Friday, June 20, 2025

How Do Some Bacteria Survive Ionizing Radiation?

Amazing stuff! This is an article based on past research. This is a review article of a review article by one of the leading researchers in this field as it appears.

The secret sauce seems to be manganese

"For a human, experiencing a mere five grays (Gy) of ionizing radiation for just a few minutes can be lethal. But the bacterium Deinococcus radiodurans is made of tougher stuff. In liquid culture conditions, it can survive an acute blast of up to 25,000Gy and under chronic gamma radiation exposure (60Gy per hour), it not only survives, but thrives, continuing to grow and multiply. ...

It was discovered ... at an agricultural research station in Oregon. In the 1950s, researchers at the station were experimenting with using ionizing radiation to sterilize canned food. To their dismay, some of their heavily-irradiated corned beef still contained living microbes—they cultured the microbes and discovered D. radiodurans.

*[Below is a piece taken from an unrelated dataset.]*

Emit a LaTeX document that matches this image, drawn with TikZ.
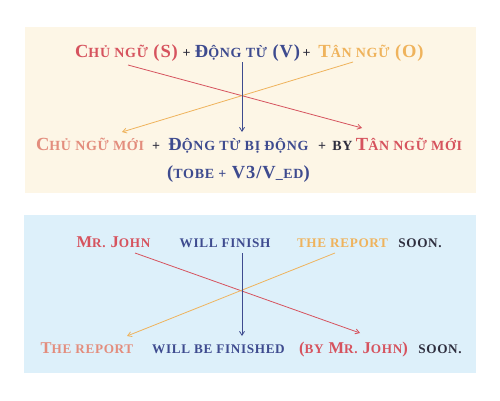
\documentclass[tikz,border=0pt]{standalone}
\usepackage{fontspec}
\setmainfont{Liberation Serif}[LetterSpace=5]
\usetikzlibrary{arrows.meta}
\definecolor{cream}{HTML}{FDF6E6}
\definecolor{skyb}{HTML}{DDF0FA}
\definecolor{redc}{HTML}{D6535E}
\definecolor{salmon}{HTML}{E38D7D}
\definecolor{bluec}{HTML}{3E4B8F}
\definecolor{orangec}{HTML}{EFB35C}
\definecolor{darkc}{HTML}{2E2E3E}
\newcommand\ts[1]{{\fontsize{14}{15}\selectfont #1}}
\newcommand\bs[1]{{\fontsize{13.2}{14}\selectfont #1}}
\tikzset{
  topt/.style={anchor=base, inner sep=0pt, font=\bfseries\fontsize{18.5}{20}\selectfont},
  bott/.style={anchor=base, inner sep=0pt, font=\bfseries\fontsize{16.5}{17}\selectfont},
  arr/.style={line width=0.8pt, -{Straight Barb[length=4pt,width=5pt]}},
}
\begin{document}
\begin{tikzpicture}[x=1pt,y=-1pt]
\useasboundingbox (0,0) rectangle (500,400);
\fill[white] (0,0) rectangle (500,400);
\fill[cream] (25,27) rectangle (476,193);
\fill[skyb] (24,215) rectangle (476,373);
% top section
\node[topt, text=redc] (s) at (126.5,57) {C\ts{HỦ NGỮ} (S)};
\node[topt, text=darkc] (p1) at (186.5,57) {\ts{+}};
\node[topt, text=bluec] (v) at (247.5,57) {Đ\ts{ỘNG TỪ} (V)};
\node[topt, text=darkc] (p2) at (306.5,57) {\ts{+}};
\node[topt, text=orangec] (o) at (371,57) {T\ts{ÂN NGỮ} (O)};
\node[topt, text=salmon] (ns) at (90,150.5) {C\ts{HỦ NGỮ MỚI}};
\node[topt, text=darkc] (p3) at (156,150.5) {\ts{+}};
\node[topt, text=bluec] (pv) at (238.5,150.5) {Đ\ts{ỘNG TỪ BỊ ĐỘNG}};
\node[topt, text=darkc] (p4) at (322,150.5) {\ts{+}};
\node[topt, text=darkc] (by) at (342.5,150.5) {\ts{BY}};
\node[topt, text=redc] (no) at (409,150.5) {T\ts{ÂN NGỮ MỚI}};
\node[topt, text=bluec] (form) at (238.5,178) {(\ts{TOBE +} V3/V\ts{\_ED})};
\coordinate (a1) at (128,65);
\coordinate (a2) at (362,128);
\coordinate (b1) at (353,62);
\coordinate (b2) at (122,132);
\coordinate (c1) at (242,62);
\coordinate (c2) at (242,132);
\draw[arr, draw=redc] (a1) -- (a2);
\draw[arr, draw=orangec] (b1) -- (b2);
\draw[arr, draw=bluec] (c1) -- (c2);
% bottom section
\node[bott, text=redc] (mj) at (113.5,247) {M\bs{R.} J\bs{OHN}};
\node[bott, text=bluec] (wf) at (225,247) {\bs{WILL FINISH}};
\node[bott, text=orangec] (tr) at (342.5,247) {\bs{THE REPORT}};
\node[bott, text=darkc] (sn) at (420,247) {\bs{SOON.}};
\node[bott, text=salmon] (tr2) at (87,353) {T\bs{HE REPORT}};
\node[bott, text=bluec] (wbf) at (218.5,353) {\bs{WILL BE FINISHED}};
\node[bott, text=redc] (bmj) at (353.5,353) {(\bs{BY} M\bs{R.} J\bs{OHN})};
\node[bott, text=darkc] (sn2) at (440,353) {\bs{SOON.}};
\coordinate (d1) at (135,253);
\coordinate (d2) at (360,333);
\coordinate (e1) at (335,253);
\coordinate (e2) at (127,336);
\coordinate (f1) at (242,253);
\coordinate (f2) at (242,336);
\draw[arr, draw=redc] (d1) -- (d2);
\draw[arr, draw=orangec] (e1) -- (e2);
\draw[arr, draw=bluec] (f1) -- (f2);
\end{tikzpicture}
\end{document}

Over the following decades, scientists tried to identify the mechanisms underlying the microbe’s extreme radiation resistance. They found that the microbe could repair many more double-strand breaks within its DNA than other organisms. However, when its genome was sequenced in the early 2000s, the genes coding for DNA repair enzymes were surprisingly similar to other bacterial species, indicating that specialized repair enzymes probably weren’t responsible for the microbe’s remarkable hardiness. ...

“One of the key findings from that large body of work was the high dependence of these microorganisms on manganese,” ... Manganese can function as powerful antioxidant, which could help protect intracellular molecules from the reactive oxygen species (ROS) generated when ionizing radiation, such as gamma rays, interacts with water molecules in the cell. But there was more to the story than just manganese. ...

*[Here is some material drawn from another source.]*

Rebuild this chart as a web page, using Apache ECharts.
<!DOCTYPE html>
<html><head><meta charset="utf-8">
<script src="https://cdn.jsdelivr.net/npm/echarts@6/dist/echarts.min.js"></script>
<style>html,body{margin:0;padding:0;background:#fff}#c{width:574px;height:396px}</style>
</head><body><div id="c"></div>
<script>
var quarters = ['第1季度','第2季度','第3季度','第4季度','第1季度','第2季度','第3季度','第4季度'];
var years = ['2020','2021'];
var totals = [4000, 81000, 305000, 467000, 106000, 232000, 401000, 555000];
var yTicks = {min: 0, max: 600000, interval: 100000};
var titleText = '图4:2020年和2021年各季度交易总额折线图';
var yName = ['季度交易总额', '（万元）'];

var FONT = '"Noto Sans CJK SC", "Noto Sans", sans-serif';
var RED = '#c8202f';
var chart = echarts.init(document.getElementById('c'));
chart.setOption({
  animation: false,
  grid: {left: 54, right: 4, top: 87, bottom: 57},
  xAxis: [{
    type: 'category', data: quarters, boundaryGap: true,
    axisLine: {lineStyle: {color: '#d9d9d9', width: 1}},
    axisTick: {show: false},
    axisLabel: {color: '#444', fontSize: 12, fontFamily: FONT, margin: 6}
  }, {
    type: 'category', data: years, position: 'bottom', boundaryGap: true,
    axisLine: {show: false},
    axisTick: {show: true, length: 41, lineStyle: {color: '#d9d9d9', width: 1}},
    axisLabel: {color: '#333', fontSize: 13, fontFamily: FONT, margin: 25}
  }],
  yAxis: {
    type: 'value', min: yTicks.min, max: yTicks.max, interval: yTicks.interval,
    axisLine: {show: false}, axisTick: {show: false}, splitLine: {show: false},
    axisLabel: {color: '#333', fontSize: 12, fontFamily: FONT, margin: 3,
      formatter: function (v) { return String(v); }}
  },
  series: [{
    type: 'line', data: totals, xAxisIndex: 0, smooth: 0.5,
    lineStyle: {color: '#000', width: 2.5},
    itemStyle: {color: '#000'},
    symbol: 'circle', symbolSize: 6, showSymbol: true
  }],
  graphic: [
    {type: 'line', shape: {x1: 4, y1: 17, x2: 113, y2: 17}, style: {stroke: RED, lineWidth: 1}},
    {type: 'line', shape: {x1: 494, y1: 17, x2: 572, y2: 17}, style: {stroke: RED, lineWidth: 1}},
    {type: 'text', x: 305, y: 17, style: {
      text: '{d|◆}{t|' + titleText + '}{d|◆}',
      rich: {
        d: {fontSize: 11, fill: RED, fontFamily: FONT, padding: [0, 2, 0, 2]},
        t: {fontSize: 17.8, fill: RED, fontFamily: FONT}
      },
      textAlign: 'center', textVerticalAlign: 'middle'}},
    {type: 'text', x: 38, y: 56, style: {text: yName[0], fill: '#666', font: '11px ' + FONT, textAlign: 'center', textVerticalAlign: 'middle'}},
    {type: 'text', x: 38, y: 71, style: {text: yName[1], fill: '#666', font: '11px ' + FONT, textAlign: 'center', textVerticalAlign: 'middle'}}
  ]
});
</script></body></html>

“We were observing the emergent antioxidant’s chemistry: three components where they do much more together—much, much more together—than individually,” ...  In test tubes, mixing these three components—manganese, orthophosphate, and small peptides approximately 10–20 amino acids long—preserved the function of proteins and increased the survival of human cells in the face of high-dose radiation. ..."

From the abstract:
"The family Deinococcaceae exhibits exceptional radiation resistance and possesses all the necessary traits for surviving in radiation-exposed environments. Their survival strategy involves the coupling of metabolic and DNA repair functions, resulting in an extraordinarily efficient homologous repair of DNA double-strand breaks (DSBs) caused by radiation or desiccation. The keys to their survival lie in the hyperaccumulation of manganous (Mn2+)-metabolite antioxidants that protect their DNA repair proteins under extreme oxidative stress and the persistent structural linkage by Holliday junctions of their multiple genome copies per cell that facilitates DSB repair. 
This coupling of metabolic and DNA repair functions has made polyploid Deinococcus bacteria a useful tool in environmental biotechnology, radiobiology, aging, and planetary protection.
The review highlights the groundbreaking contributions of the late Robert G.E. Murray to the field of Deinococcus research and the emergent paradigm-shifting discoveries that revolutionized our understanding of radiation survivability and oxidative stress defense, demonstrating that the proteome, rather than the genome, is the primary target responsible for survivability. These discoveries have led to the commercial development of irradiated vaccines using Deinococcus Mn-peptide antioxidants and have significant implications for various fields."

How Do Some Bacteria Survive Ionizing Radiation? | The Scientist "Integrity of the proteome, rather than the genome, underlies the remarkable radioresistance of Deinococcus radiodurans."



Fig. 3. Sequential recombinational pathways for double-strand break (DSB) repair in Deinococcus radiodurans that benefit from persistent linkage by Holliday junctions.